Honest, faithful and fantastically enjoyable: BBC1’s The Pursuit of Love reviewed

The writer/director Emily Mortimer has played a very clever trick, slipping a deeply subversive adaptation under the BBC radar

That bath scene: Linda (Lily James) and Fanny (Emily Beecham) in BBC1's The Pursuit of Love. Image: Theodora Films Limited & Moonage Pictures Limited / Robert Viglasky 
issue 15 May 2021

I had been expecting the BBC to make a dreadful hash of The Pursuit of Love, especially when I read that they’d spiced it up with hints of lesbianism and punk rock. But actually, I think what writer/director Emily Mortimer has done here is play a very clever trick — the equivalent of releasing a cloud of aluminium chaff from your fighter aircraft to distract the enemy’s missiles.

So while everyone is cooing about how refreshing it is that lesbianism has finally got a look-in (see also: every other drama and comedy series on TV from Killing Eve to Call My Agent), Mortimer can get on with the deeply subversive business of slipping under the BBC radar an honest, old-fashioned, faithful and fantastically enjoyable Nancy Mitford adaptation.

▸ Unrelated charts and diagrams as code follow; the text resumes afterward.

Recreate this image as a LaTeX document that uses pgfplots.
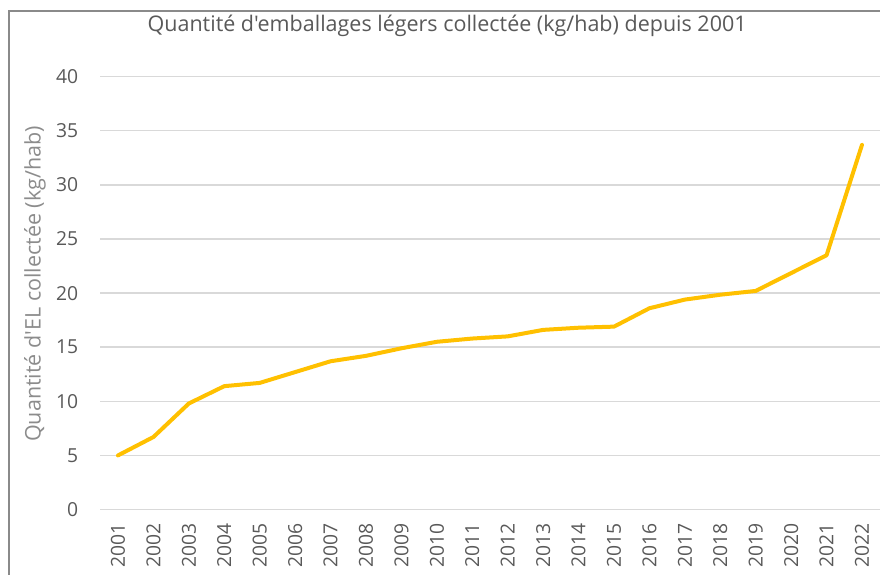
\documentclass[border=0pt]{standalone}
\usepackage{fontspec}
\setmainfont{Open Sans}[Ligatures=TeXOff]
\usepackage{pgfplots}
\pgfplotsset{compat=1.18}
\definecolor{gold}{HTML}{FFC000}
\definecolor{gridc}{HTML}{D9D9D9}
\definecolor{tickc}{HTML}{595959}
\definecolor{labc}{HTML}{8C8C8C}
\definecolor{framec}{HTML}{8A8A8A}
\begin{document}
\begin{tikzpicture}[x=1pt,y=1pt]
\clip (0,0) rectangle (880,575);
\draw[color=framec, line width=1.6pt] (9,-10) -- (9,564) -- (900,564);
\begin{axis}[
  at={(100.3pt,65.5pt)}, anchor=south west,
  scale only axis, width=779.4pt, height=432.8pt,
  xmin=-0.5, xmax=21.5, ymin=0, ymax=40,
  axis line style={draw=none},
  tick style={draw=none},
  ymajorgrids, grid style={color=gridc, line width=1.4pt},
  ytick={0,5,...,40},
  xtick={0,...,21},
  xticklabels={2001,2002,2003,2004,2005,2006,2007,2008,2009,2010,2011,2012,2013,2014,2015,2016,2017,2018,2019,2020,2021,2022},
  /pgf/number format/assume math mode=true,
  yticklabel style={font=\fontsize{19.3}{22}\selectfont, text=tickc, anchor=east, inner sep=0pt, xshift=-22pt},
  xticklabel style={font=\fontsize{19.3}{22}\selectfont, text=tickc, rotate=90, anchor=east, inner sep=0pt, xshift=-13.5pt},
  title={Quantité d'emballages légers collectée (kg/hab) depuis 2001},
  title style={at={(axis description cs:0.445,1.1033)}, anchor=center, font=\fontsize{21.5}{25}\selectfont, text=tickc},
  ylabel={Quantité d'EL collectée (kg/hab)},
  ylabel style={at={(axis description cs:-0.0838,0.521)}, anchor=center, font=\fontsize{21.5}{25}\selectfont, text=labc},
]
\addplot[color=gold, line width=4pt, line join=round, line cap=round] coordinates {
(0,5.0) (1,6.7) (2,9.8) (3,11.4) (4,11.7) (5,12.7) (6,13.7) (7,14.2) (8,14.9) (9,15.5) (10,15.8)
(11,16.0) (12,16.6) (13,16.8) (14,16.9) (15,18.6) (16,19.4) (17,19.85) (18,20.2) (19,21.85) (20,23.5) (21,33.7)
};
\end{axis}
\end{tikzpicture}
\end{document}
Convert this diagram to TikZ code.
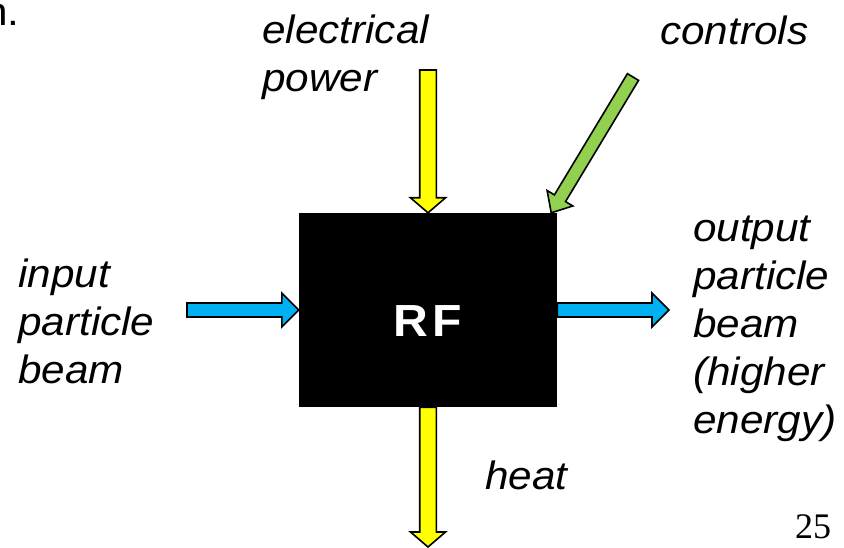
\documentclass[tikz,border=0pt]{standalone}
\usepackage{fontspec}
\setmainfont{Liberation Sans}[FakeStretch=1.07]
\newfontfamily\pagefont{Liberation Serif}
\usetikzlibrary{calc,positioning}

\definecolor{pwryellow}{RGB}{255,255,0}
\definecolor{beamblue}{RGB}{0,176,240}
\definecolor{ctlgreen}{RGB}{146,208,80}

% block arrow: fill, tail, tip, shaft half width, head half width, head length
\newcommand{\blockarrow}[6]{%
  \coordinate (hb) at ($(#3)!#6!(#2)$);
  \draw[arrowline, fill=#1]
    ($(#2)!#4!90:(#3)$) -- ($(hb)!#4!90:(#3)$) -- ($(hb)!#5!90:(#3)$) -- (#3)
    -- ($(hb)!#5!-90:(#3)$) -- ($(hb)!#4!-90:(#3)$) -- ($(#2)!#4!-90:(#3)$) -- cycle;}

\begin{document}
\begin{tikzpicture}[
  x=1pt, y=-1pt,
  lbl/.style={font=\fontsize{39.5}{48}\selectfont\itshape, align=left,
              inner sep=0pt, anchor=base west},
  blackbox/.style={fill=black, draw=none, minimum width=258pt,
                   minimum height=194pt, inner sep=0pt, text=white,
                   text height=52pt, text depth=0pt,
                   font=\fontsize{45}{50}\selectfont\bfseries},
  arrowline/.style={draw=black, line width=1.6pt, line join=miter},
]
\useasboundingbox (0,0) rectangle (844,548);
\clip (0,0) rectangle (844,548);

\node[blackbox] (rf) at (428,310) {R\kern4pt F};

% arrow ends
\coordinate (pwr) at (428,70);
\coordinate (ctl) at (633,77);
\coordinate (ctltip) at ([xshift=-6pt]rf.north east);
\coordinate (inbeam) at (187,310);
\coordinate (outbeam) at (669,310);
\coordinate (heatout) at (428,547);

\blockarrow{pwryellow}{pwr}{rf.north}{8.3pt}{17.5pt}{15pt}
\blockarrow{ctlgreen}{ctl}{ctltip}{6.5pt}{15pt}{17pt}
\blockarrow{beamblue}{inbeam}{rf.west}{7pt}{17pt}{17pt}
\blockarrow{beamblue}{rf.east}{outbeam}{7pt}{17pt}{17pt}
\blockarrow{pwryellow}{rf.south}{heatout}{8.3pt}{17.5pt}{15pt}

% labels (base = last line)
\node[lbl] (pwrlbl) at (262,92) {electrical\\power};
\node[lbl] (ctllbl) at (660,45) {controls};
\node[lbl] (inlbl) at (18,383) {input\\particle\\beam};
\node[lbl] (outlbl) at (693,433) {output\\particle\\beam\\(higher\\energy)};
\node[lbl] (heatlbl) at (485,489) {heat};
\node[lbl, font=\fontsize{39.5}{48}\selectfont, anchor=base east] (prev) at (19.5,26) {n.};
\node[inner sep=0pt, anchor=base west, font=\pagefont\fontsize{36}{40}\selectfont] (pgno) at (795,538) {25};
\end{tikzpicture}
\end{document}
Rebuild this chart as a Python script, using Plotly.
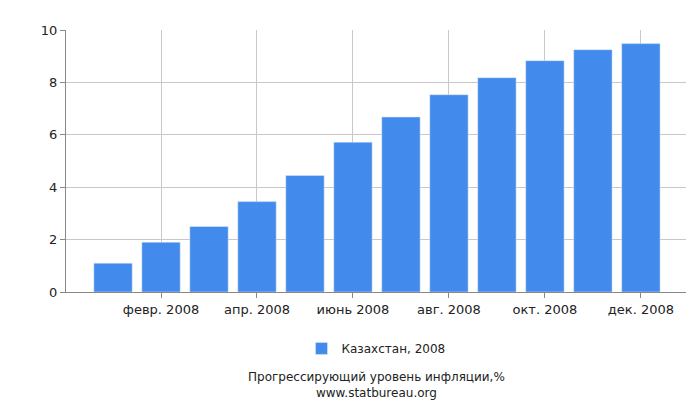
import plotly.graph_objects as go

months = ["янв. 2008","февр. 2008","март 2008","апр. 2008","май 2008","июнь 2008",
          "июль 2008","авг. 2008","сент. 2008","окт. 2008","нояб. 2008","дек. 2008"]
values = [1.1, 1.9, 2.5, 3.45, 4.45, 5.72, 6.68, 7.53, 8.18, 8.83, 9.25, 9.48]
series_name = "Казахстан, 2008"
y_ticks = [0, 2, 4, 6, 8, 10]

idx = list(range(len(months)))
fig = go.Figure(go.Bar(x=idx, y=values, name=series_name, marker_color="#428bed",
                       width=0.8, showlegend=True))
fig.update_layout(
    width=700, height=400, paper_bgcolor="white", plot_bgcolor="white",
    margin=dict(l=58, r=22, t=22, b=116, autoexpand=False),
    font=dict(family="DejaVu Sans", size=13, color="#222"),
    xaxis=dict(range=[-0.98, 11.94], tickvals=idx[1::2], ticktext=months[1::2],
               showgrid=True, gridcolor="#c8c8c8", showline=True, linecolor="#888",
               ticks="outside", ticklen=5, tickcolor="#888", zeroline=False),
    yaxis=dict(range=[0, 10], tickvals=y_ticks, showgrid=True, gridcolor="#c8c8c8",
               showline=True, linecolor="#888", ticks="outside", ticklen=5,
               tickcolor="#888", zeroline=False),
    legend=dict(orientation="h", x=0.5, xanchor="center", y=-0.16, yanchor="top",
                font=dict(size=12)),
    annotations=[dict(text="Прогрессирующий уровень инфляции,%<br>www.statbureau.org",
                      x=0.5, xref="paper", y=-0.29, yref="paper", yanchor="top",
                      showarrow=False, font=dict(size=12))],
)
fig.write_html("out.html")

Yes, I agree with those complainants who say that Lily James’s diction can be a bit slurry and unintelligible; but she does look and feel right for the part of undereducated, upper-class, romantic dreamer Linda Radlett (even in the scenes where she’s supposed to be 17 when in real life she’s 32); and she makes a fine, touching and convincing double act with Emily Beecham as her BF Fanny Logan, especially when they’re sharing a bath.

That bath scene, by the way, was the ‘lesbianism’. Everyone is so ignorant and common these days that your average viewer (and indeed critic) has simply no idea what standard inter-war upper-class behaviour looks like, and so colours it with their own fatuous misconceptions. To me, though, this adaptation definitely passes the sniff test — even if the hunting scene wasn’t quite echt, what with it having been filmed obviously out of season with all the trees in summer leaf.

Mortimer’s honest, old-fashioned Nancy Mitford adaptation is deeply subversive

The make-or-break character, for me, is Uncle Matthew — the one who keeps on his wall the entrenching tool he used to kill eight Germans in the Great War, who thinks education is completely wasted on women, and who hunts children on horseback as if they were foxes.